In questo weekend, invece di fotografare, per pura curiosità mi sono ricavato dei grafici che evidenziano le differenze di angolo di campo inquadrato che si hanno passando dal formato pellicola (24x36 mm) al formato del sensore della M8 (18x27 mm). Stabilito che non cambiano la resa prospettica e la profondità di campo dello stesso obiettivo montato su diversi supporti, la differenza si riscontra solo nel campo inquadrato.
Trovo quindi che parlare di “lunghezza focale equivalente” sia ingannevole, anche se ormai tutti usano questa epressione.
Per semplicità mi sono limitato a considerare l’angolo sul piano orizzontale, che è facilmente calcolabile graficamente e che Leica indica sempre nei dati tecnici degli obiettivi (a proposito, c’è un errore nella brochure del 75 mm apo summicron asph.: dove vengono indicati gli angoli sui piani diagonale, orizzontale e verticale, la sequenza dovrebbe essere 32°, 27°, 18°, e non 32°, 18°, 27°: quisquilie). Solamente a proposito del recente Elmarit 28 però, vengono riportati anche i valori per il formato della M8.
Realizzare degli schemi e tentare di effettuare le misure con squadretta e goniometro sarebbe arduo oltre che impreciso. Ho usato un programma CAD e ho impostato l’arrotondamento delle misure al grado, cioè senza decimali.
Ne risulta la seguente tabella:

Dalla tabella ho ricavato due grafici, per i due formati diversi, che riporto qui sotto assieme ad un esempio della costruzione dell’angolo relativo a un 28 mm sul formato 24x36.

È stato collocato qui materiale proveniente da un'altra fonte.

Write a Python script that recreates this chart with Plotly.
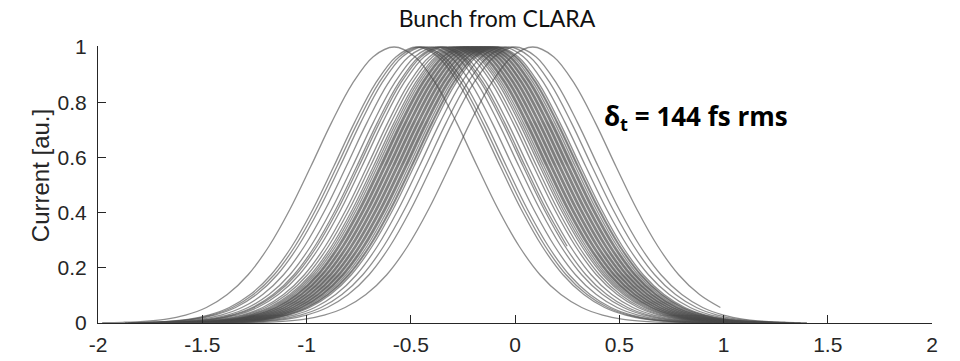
import plotly.graph_objects as go

# Peak positions (time of maximum current) of each measured bunch profile [ps]
centers = [-0.58, -0.47, -0.455, -0.44, -0.41, -0.38, -0.36, -0.35, -0.335, -0.31,
           -0.295, -0.28, -0.27, -0.26, -0.25, -0.245, -0.24, -0.23, -0.225, -0.22,
           -0.21, -0.205, -0.20, -0.19, -0.185, -0.18, -0.17, -0.165, -0.16, -0.15,
           -0.145, -0.14, -0.13, -0.125, -0.12, -0.11, -0.10, -0.095, -0.085, -0.06,
           -0.03, 0.0, 0.085]
# Last sample offset (relative to peak) of each recorded profile
end_offsets = [1.4] * len(centers)
end_offsets[7] = 0.6
end_offsets[-1] = 0.9

# Normalised current profile, vs offset from peak [ps]
profile_offsets = [-1.4, -1.3, -1.2, -1.1, -1.0, -0.9, -0.8, -0.7, -0.6, -0.5, -0.4, -0.3,
                   -0.2, -0.1, 0.0, 0.1, 0.2, 0.3, 0.4, 0.5, 0.6, 0.7, 0.8, 0.9, 1.0,
                   1.1, 1.2, 1.3, 1.4]
profile_values = [0.0009, 0.0025, 0.006, 0.0135, 0.0286, 0.056, 0.103, 0.175, 0.278, 0.411,
                  0.566, 0.726, 0.867, 0.965, 1.0, 0.965, 0.867, 0.726, 0.566, 0.411,
                  0.278, 0.175, 0.103, 0.056, 0.0286, 0.0135, 0.006, 0.0025, 0.0009]

x_ticks = [-2, -1.5, -1, -0.5, 0, 0.5, 1, 1.5, 2]
x_ticktext = ["-2", "-1.5", "-1", "-0.5", "0", "0.5", "1", "1.5", "2"]
y_ticks = [0, 0.2, 0.4, 0.6, 0.8, 1]
y_ticktext = ["0", "0.2", "0.4", "0.6", "0.8", "1"]

title_text = "Bunch from CLARA"
ylabel_text = "Current [au.]"
note_text = "<b>δ<sub>t</sub> = 144 fs rms</b>"

fig = go.Figure()
for c, e in zip(centers, end_offsets):
    xs = [c + o for o, v in zip(profile_offsets, profile_values) if o <= e + 1e-9]
    ys = [v for o, v in zip(profile_offsets, profile_values) if o <= e + 1e-9]
    fig.add_trace(go.Scatter(
        x=xs, y=ys, mode="lines",
        line=dict(color="rgba(75,75,75,0.62)", width=1.3, shape="spline", smoothing=1.0),
        showlegend=False, hoverinfo="skip"))

axis_font = dict(family="Liberation Sans, Arial, sans-serif", size=21, color="#262626")

fig.update_layout(
    width=960, height=361,
    margin=dict(l=98, r=28, t=46, b=38),
    paper_bgcolor="white", plot_bgcolor="white",
    title=dict(text=title_text, x=497 / 960, xanchor="center", xref="container",
               y=1 - 19 / 361, yanchor="middle", yref="container",
               font=dict(family="Lato, Open Sans, sans-serif", size=23, color="#111111")),
    xaxis=dict(range=[-2, 2], tickvals=x_ticks, ticktext=x_ticktext,
               showline=True, linecolor="#262626", linewidth=1,
               ticks="inside", ticklen=8, tickcolor="#262626", tickwidth=1,
               showgrid=False, zeroline=False, tickfont=axis_font,
               ticklabelstandoff=3, automargin=False, fixedrange=True),
    yaxis=dict(range=[0, 1.0036], tickvals=y_ticks, ticktext=y_ticktext,
               showline=True, linecolor="#262626", linewidth=1,
               ticks="inside", ticklen=8, tickcolor="#262626", tickwidth=1,
               showgrid=False, zeroline=False, tickfont=axis_font,
               ticklabelstandoff=6, automargin=False, fixedrange=True),
    annotations=[
        dict(text=ylabel_text, textangle=-90, xref="paper", yref="paper",
             x=(40 - 98) / 834, y=0.53, xanchor="center", yanchor="middle",
             showarrow=False,
             font=dict(family="Liberation Sans, Arial, sans-serif", size=24, color="#262626")),
        dict(text=note_text, xref="x", yref="y", x=0.418, y=0.748,
             xanchor="left", yanchor="middle", showarrow=False,
             font=dict(family="Open Sans, Lato, sans-serif", size=26, color="#000000")),
    ],
)

fig.write_html("out.html")
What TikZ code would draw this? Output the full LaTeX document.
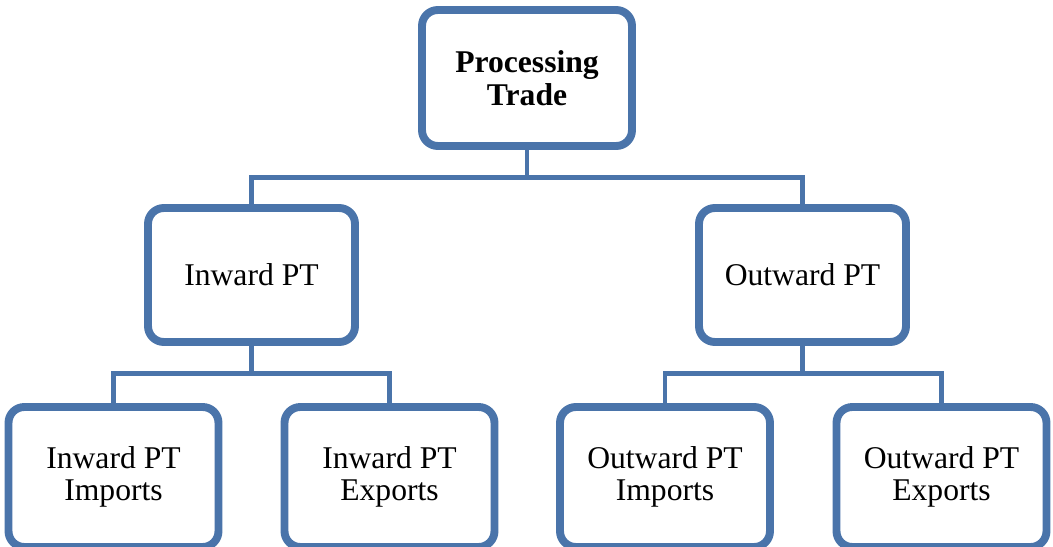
\documentclass[tikz,border=0pt]{standalone}
\usepackage{fontspec}
\setmainfont{Liberation Serif}
\usepackage{tikz}
\usetikzlibrary{shadows}
\definecolor{boxblue}{HTML}{4A74AA}

\tikzset{
  ptbox/.style={draw=boxblue, line width=4.5pt, fill=white, rounded corners=9pt,
    align=center, font=\fontsize{18}{18.5}\selectfont,
    drop shadow={opacity=0.25, shadow xshift=0.04cm, shadow yshift=-0.07cm}},
  link/.style={draw=boxblue, line width=2.8pt}
}

\begin{document}
\begin{tikzpicture}
  \useasboundingbox (0,0) rectangle (21.06,-10.94);

  %% Level 0
  \node[ptbox, minimum width=4.2cm, minimum height=2.72cm, font=\fontsize{18}{18.5}\selectfont\bfseries]
    (pt) at (10.54,-1.56) {Processing\\Trade};

  %% Level 1
  \node[ptbox, minimum width=4.14cm, minimum height=2.68cm] (inw) at (5.03,-5.50) {Inward PT};
  \node[ptbox, minimum width=4.14cm, minimum height=2.68cm] (outw) at (16.05,-5.50) {Outward PT};

  %% Level 2 (cut off at the bottom edge)
  \node[ptbox, minimum width=4.2cm, minimum height=2.8cm] (inwimp) at (2.27,-9.54) {Inward PT\\Imports};
  \node[ptbox, minimum width=4.2cm, minimum height=2.8cm] (inwexp) at (7.79,-9.54) {Inward PT\\Exports};
  \node[ptbox, minimum width=4.2cm, minimum height=2.8cm] (outwimp) at (13.30,-9.54) {Outward PT\\Imports};
  \node[ptbox, minimum width=4.2cm, minimum height=2.8cm] (outwexp) at (18.83,-9.54) {Outward PT\\Exports};

  %% Connectors
  \draw[link] (pt.south) -- ++(0,-0.56) -| (inw.north);
  \draw[link] (pt.south) ++(0,-0.56) -| (outw.north);
  \draw[link] (inw.south) -- ++(0,-0.56) -| (inwimp.north);
  \draw[link] (inw.south) ++(0,-0.56) -| (inwexp.north);
  \draw[link] (outw.south) -- ++(0,-0.56) -| (outwimp.north);
  \draw[link] (outw.south) ++(0,-0.56) -| (outwexp.north);
\end{tikzpicture}
\end{document}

Ottenuta la prima curva (pellicola), la cosa che si nota subito è che… è una curva. Cioè l’andamento non è lineare: questo era naturalmente percepibile già nella pratica fotografica: c’è molta più differenza fra un 21 e un 24 mm di quanta ce ne sia fra un 50 e un ipotetico 53, o addirittura un 65 mm, e questa è data dalla pendenza della curva. Cioè all’aumentare della lunghezza focale dell’obiettivo l’angolo di campo varia sempre meno.
Fin qui nulla di nuovo.
Con la seconda serie di dati (sensore) però, non si ha un semplice abbassamento dei valori, ma anche, e questa è la curiosità, una curva con un andamento diverso: su pellicola ad esempio, fra un 24 e un 50 mm c’è una differenza di 34°, mentre in digitale, fra gli stessi obiettivi, la differenza è solo di 29°. Allo stesso modo, mentre su pellicola la differenza fra un 35 e un 75 mm è di 27°, su sensore questa diventa di 22°.
Subito ho pensato ad un errore indotto dall’assenza dei decimali nelle misurazioni, ma il divario, soprattutto per le corte focali, è troppo grande, si tratta proprio di un diverso andamento delle curve.
Il “fattore di crop” quindi, si dovrebbe usare soltanto parlando di dimensioni di sensori e non a proposito di obiettivi, perché con questi ultimi non è costante, e il fattore 1,33 non c'entra nulla.
Come tradurre nella pratica queste consderazioni? Direi come prima cosa che l’avvento dei sensori ha avuto un impatto meno violento nel mondo reflex, dove è più frequente (e più agevole) l’uso delle focali lunghe, per le quali la differenza si sente meno, e quindi che proprio la Leica M soffre maggiormente di questo cambiamento. Secondariamente dovrei forse rivedere le affermazioni fatte in questo forum all’inizio di settembre, in cui auspicavo che, potendo mantenere un pari standard qualitativo, ridurre le dimensioni dei sensori portava ad una maggior comodità d’uso. Questo è sicuramente vero, ma d'ora in poi terrò conto della "scoperta" di oggi, e cioè che al diminuire delle dimensioni del sensore diminuisce la differenza fra un obiettivo e l’altro o, più correttamente, diminusce la differenza di campo inquadrato.
Nel prendere in considerazione un obiettivo quindi, acquistano maggior rilevanza le caratteristiche di resa prospettica e di profondità di campo, e l’angolo perde leggermente importanza, anche se la distinzione fra focali tra loro vicine, almeno fino al 75 mm, è ovviamente ancora netta.